Louie's life, a tangle of career anxieties, romantic failings, and the mixture of intense love and blind rage that is parenting, is pointedly contrasted in "Elevator" to the idealized existence of his fellow comedian Todd Barry, a single 49-year-old who knows all the angles: which waitress will give him a free donut at breakfast; how to dupe a club owner into picking him up at the bus station so he can save on travel expenses. It's that tangle that pulls Louie away from a critical conversation with Amia to rescue his family from hurricane Jasmine Forsythe's wrath in "Elevator"'s climactic segment. The dream can't last; "Elevator”'s lyrical conclusion was followed immediately by "Pamela (Part 1)," in which he attempted to rape an unrequited love who came back into his life. (We'll have to wait two weeks to see how that plays out, since C.K. has dropped another two-part story in the middle of "Pamela”'s three episodes.) Taken on its own, "Elevator" is one of the most beguiling things C.K. has ever done, but it's planted in the middle of a season in which he's disfigured one woman and tried to rape another. Even him being a nice guy can't last.

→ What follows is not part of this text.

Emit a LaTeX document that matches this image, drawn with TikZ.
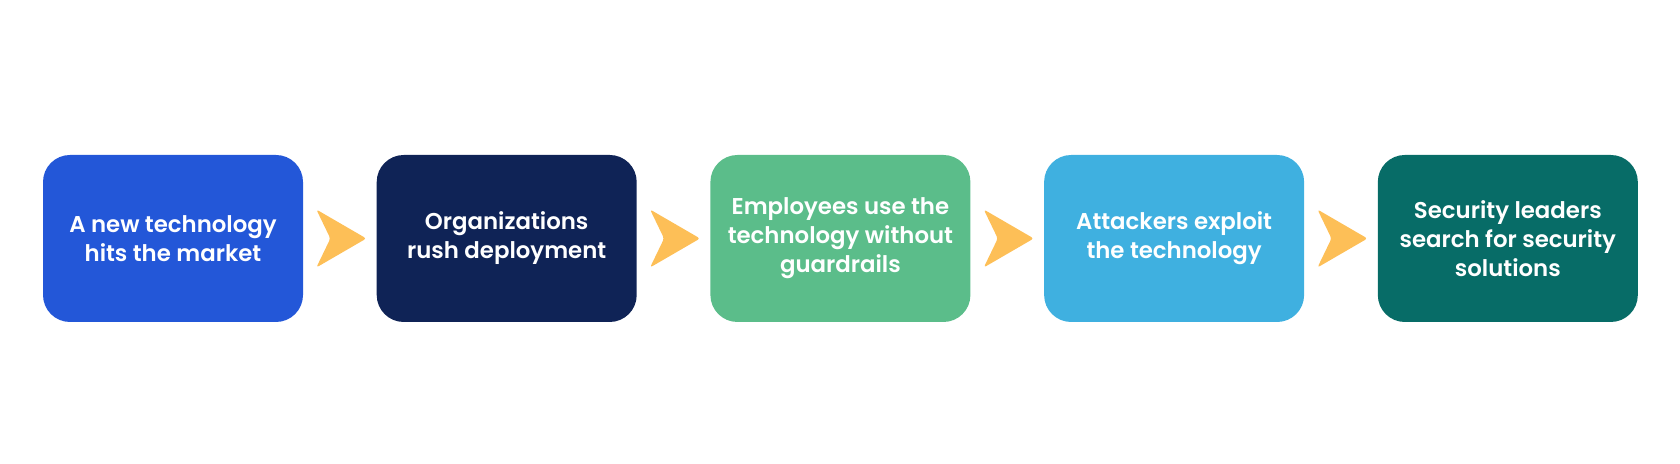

C.K. is straying from his comfort zone, and he knows it; in one of the season's first scenes, his building's superintendent upbraids Louie for telling a complicated joke: "Why you gotta clutter it up? I mean, aren't you a comedian?" "Elevator" answers that question with the improviser’s credo, "Yes, and ..." C.K. can be hilarious, but he's trying to be more. He's gone entire episodes without even attempting a joke, which is both a bold move and an indulgent one. Drawing heavily on Woody Allen's style, right down to his preference for long takes and a jazz score, he's forging ahead with a show unlike anything else on television—or, for that matter, in movie theaters. "Elevator" is too choppy to work as a movie; if anything, C.K. emphasizes the commercial breaks, using them to punctuate what feels less like a series of TV episodes than a string of short films. But the chances are that "Elevator" will stand as a landmark all the same, a determined step in television's transition from a mass-produced, studio-driven commodity to an individual, idiosyncratic art. That's a dream worth holding on to.